Os tabus põem a mesa

null

Família pertencente a uma das comunidades estudadas na margem do rio Tocantins, em foto de 1987 (fotos: Alpina Begossi)

Tabus alimentares fazem parte de várias culturas e religiões. No Brasil não é diferente: há 15 anos, as restrições e recomendações ao consumo de peixes em populações da Mata Atlântica e da Amazônia têm sido estudadas por uma equipe de biólogos e ecólogos da Universidade Estadual de Campinas (Unicamp). Parte dos resultados desse esforço foi sistematizada em um artigo publicado em outubro da revista Ecological Applications

.

 

A equipe, constituída por Natalia Hanazaki e por Rossano M. Ramos e liderada pela bióloga Alpina Begossi, do Núcleo de Estudos e Pesquisas Ambientais (Nepam), reuniu informações sobre consumo de peixes nas populações ribeirinhas dos rios Araguaia, Tocantins, Juruá e Negro (região amazônica) e no litoral de São Paulo e Rio de Janeiro (Mata Atlântica). O estudo busca explicar o que está por trás de restrições alimentares nesses grupos a partir de entrevistas com famílias das comunidades pesquisadas e da revisão de material bibliográfico sobre o tema.

 

Na análise bibliográfica, a equipe remonta à Bíblia para rastrear a origem dos tabus alimentares.
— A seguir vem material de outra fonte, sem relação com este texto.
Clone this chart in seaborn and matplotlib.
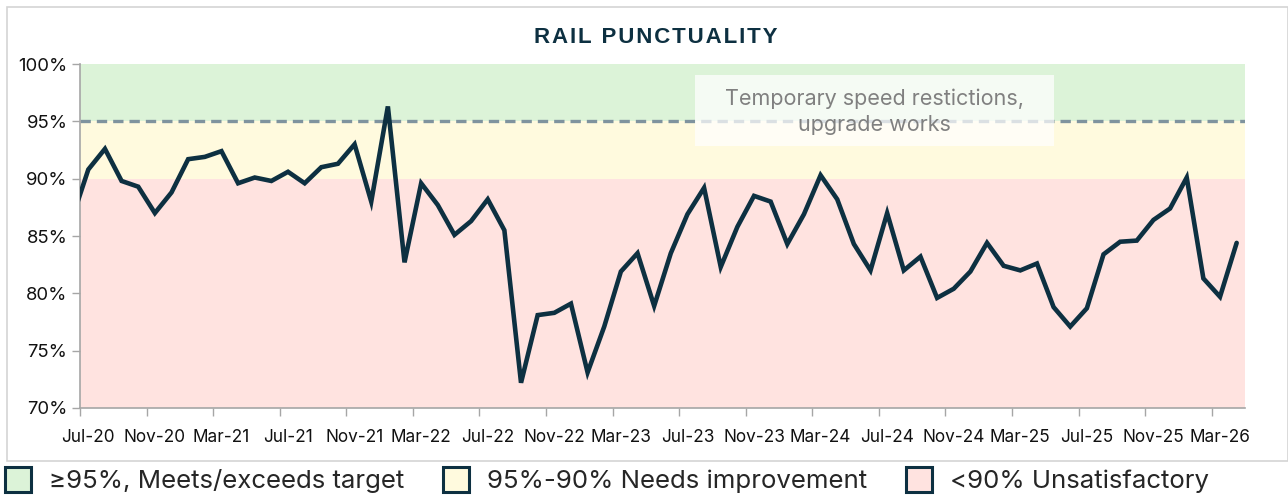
import numpy as np
import pandas as pd
import matplotlib
matplotlib.use("Agg")
import matplotlib.pyplot as plt
from matplotlib.patches import Patch, Rectangle
import seaborn as sns

# monthly punctuality (%), Jun-20 .. Apr-26 (Jun-20 sits left of the axis and is clipped)
start_month = "2020-06"
punctuality = [
    86.4,                                                    # Jun-20
    90.8, 92.6, 89.8, 89.3, 87.0, 88.8,                      # Jul-Dec 20
    91.7, 91.9, 92.4, 89.6, 90.1, 89.8, 90.6, 89.6, 91.0, 91.3, 93.0, 88.0,  # 2021
    96.3, 82.7, 89.6, 87.7, 85.1, 86.3, 88.2, 85.5, 72.2, 78.1, 78.3, 79.1,  # 2022
    73.1, 77.1, 81.9, 83.5, 78.9, 83.5, 86.9, 89.2, 82.3, 85.8, 88.5, 88.0,  # 2023
    84.3, 86.9, 90.3, 88.2, 84.3, 82.0, 87.0, 82.0, 83.2, 79.6, 80.4, 81.9,  # 2024
    84.4, 82.4, 82.0, 82.6, 78.8, 77.1, 78.7, 83.4, 84.5, 84.6, 86.4, 87.4,  # 2025
    90.1, 81.3, 79.7, 84.4,                                  # Jan-Apr 26
]
tick_labels = ["Jul-20", "Nov-20", "Mar-21", "Jul-21", "Nov-21", "Mar-22", "Jul-22",
               "Nov-22", "Mar-23", "Jul-23", "Nov-23", "Mar-24", "Jul-24", "Nov-24",
               "Mar-25", "Jul-25", "Nov-25", "Mar-26"]
target = 95
bands = [(95, 100, "#dcf3d8", "\u226595%, Meets/exceeds target"),
         (90, 95, "#fffade", "95%-90% Needs improvement"),
         (70, 90, "#ffe3e0", "<90% Unsatisfactory")]
note = "Temporary speed restictions,\nupgrade works"

NAVY = "#0d3041"
GREY = "#a6a6a6"

sns.set_theme(style="white")
plt.rcParams["font.family"] = ["Inter", "DejaVu Sans"]

months = pd.period_range(start_month, periods=len(punctuality), freq="M")
first = pd.Period("2020-07", freq="M")
df = pd.DataFrame({
    "pos": [(m - first).n + 0.5 for m in months],   # data sits mid-month
    "value": punctuality,
})

fig = plt.figure(figsize=(12.88, 4.97), dpi=100)
ax = fig.add_axes([0.0621, 0.1791, 0.9045, 0.6921])

for lo, hi, col, _ in bands:
    ax.axhspan(lo, hi, color=col, lw=0, zorder=0)

ax.axhline(target, color="#7f939e", lw=2.4, ls=(0, (3.1, 1.8)), zorder=1)

sns.lineplot(data=df, x="pos", y="value", ax=ax, color=NAVY, lw=3.3, zorder=3,
             solid_joinstyle="miter")

# annotation box (semi-transparent white over the bands and target line)
ax.add_patch(Rectangle((0.528, 0.762), 0.308, 0.206, transform=ax.transAxes,
                       facecolor="white", alpha=0.72, lw=0, zorder=4))
ax.text(0.682, 0.862, note, transform=ax.transAxes, ha="center", va="center",
        fontsize=15.5, color="#808080", linespacing=1.4, zorder=5)

ax.set_xlim(0, 70)
ax.set_ylim(70, 100)
ax.set_yticks(np.arange(70, 101, 5))
ax.set_yticklabels([f"{v}%" for v in range(70, 101, 5)])
ax.set_xticks(np.arange(0, 70, 4))
ax.set_xticklabels([])
ax.set_xticks(np.arange(0, 70, 4) + 0.5, minor=True)
ax.set_xticklabels(tick_labels, minor=True)
ax.tick_params(axis="x", which="major", length=6, width=1, color=GREY, direction="out")
ax.tick_params(axis="x", which="minor", length=0, pad=15, labelsize=12.4, labelcolor="#111111")
ax.tick_params(axis="y", length=6, width=1, color=GREY, direction="out",
               labelsize=13.3, labelcolor="#111111", pad=3)
ax.xaxis.set_ticks_position("bottom")
ax.yaxis.set_ticks_position("left")
ax.set_xlabel("")
ax.set_ylabel("")
for side in ["top", "right"]:
    ax.spines[side].set_visible(False)
for side in ["left", "bottom"]:
    ax.spines[side].set_color(GREY)
    ax.spines[side].set_linewidth(1.2)

# chart frame
fig.add_artist(Rectangle((7 / 1288, 36 / 497), 1 - 7 / 1288, 454 / 497,
                         transform=fig.transFigure, fill=False,
                         edgecolor="#d4d4d4", lw=1.2))

title = "\u200a".join("RAIL PUNCTUALITY")
fig.text(0.509, 0.925, title, ha="center", va="center", fontsize=16,
         fontweight="bold", color=NAVY, family=["Liberation Sans", "DejaVu Sans"])

handles = [Patch(facecolor=col, edgecolor=NAVY, lw=2.2, label=lab) for _, _, col, lab in bands]
fig.legend(handles=handles, loc="center left", bbox_to_anchor=(0.004, 0.034), ncol=3,
           frameon=False, fontsize=18.6, handlelength=1.0, handleheight=1.1,
           handletextpad=0.7, columnspacing=1.5, borderaxespad=0, borderpad=0)

fig.savefig("out.png", dpi=100)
Foram encontradas no livro Levítico

restrições ao consumo de peixes marinhos sem escamas e nadadeiras, fundamentadas na idéia de pureza. Uma hipótese levantada pelo grupo da Unicamp é que esse tabu tenha sido passado aos indígenas pelos portugueses na época da colonização ‐ ambos são os principais ascendentes dos atuais habitantes das áreas estudadas.

 

O grupo avaliou também a obra publicada pela antropóloga Mary Douglas nos anos 1960 para entender a origem das restrições ao consumo de certas espécies de peixe. Os tabus podem ter surgido em função da preocupação com a preservação de recursos naturais ou da rejeição a peixes gordurosos. Fatores locais podem ainda ter determinado o surgimento dessas restrições.

 

null

Ponta do Almada, no litoral de SP, onde vive uma das 18 comunidades estudadas na Mata Atlântica

A equipe de Begossi relacionou os tabus alimentares de cada comunidade com fatores ecológicos, como hábitos alimentares dos peixes e sua posição na cadeia alimentar. Isso ajudaria a explicar por que a ingestão de um determinado peixe é total ou parcialmente proibida ou recomendada, conforme o estado de saúde da pessoa.

 

Os resultados mostraram que os peixes piscívoros, normalmente classificados como ’reimosos’ ou ’carregados’, são rejeitados nas 18 comunidades da Mata Atlântica e na maioria das localidades da região amazônica estudadas. “Esses peixes estão no topo da cadeia alimentar e, por isso, poderiam acumular toxinas capazes eventualmente de causar algum mal aos consumidores”, explica Begossi. “Isso pode estar associado ao surgimento da restrição a essas espécies, especialmente no caso de pessoas doentes.”

 

A preferência por espécies localizadas em posições mais baixas da cadeia alimentar é também mostrada pela recomendação a pessoas doentes ‐ inclusive a parturientes e mulheres menstruadas ‐ dos peixes que se alimentam de algas e detritos, tanto na região amazônica, quanto nas comunidades da Mata Atlântica.

 

No entanto, Begossi ressalta ainda que faltam dados que comprovem a relação química entre o consumo de piscívoros e os malefícios a quem o ingere. Segundo a bióloga, a ausência de informações pode ser creditada em parte a um sistema deficiente de atendimento médico. “Se um pescador passa mal, muitas vezes não se sabe ao certo se é por conta de algum peixe que comeu.”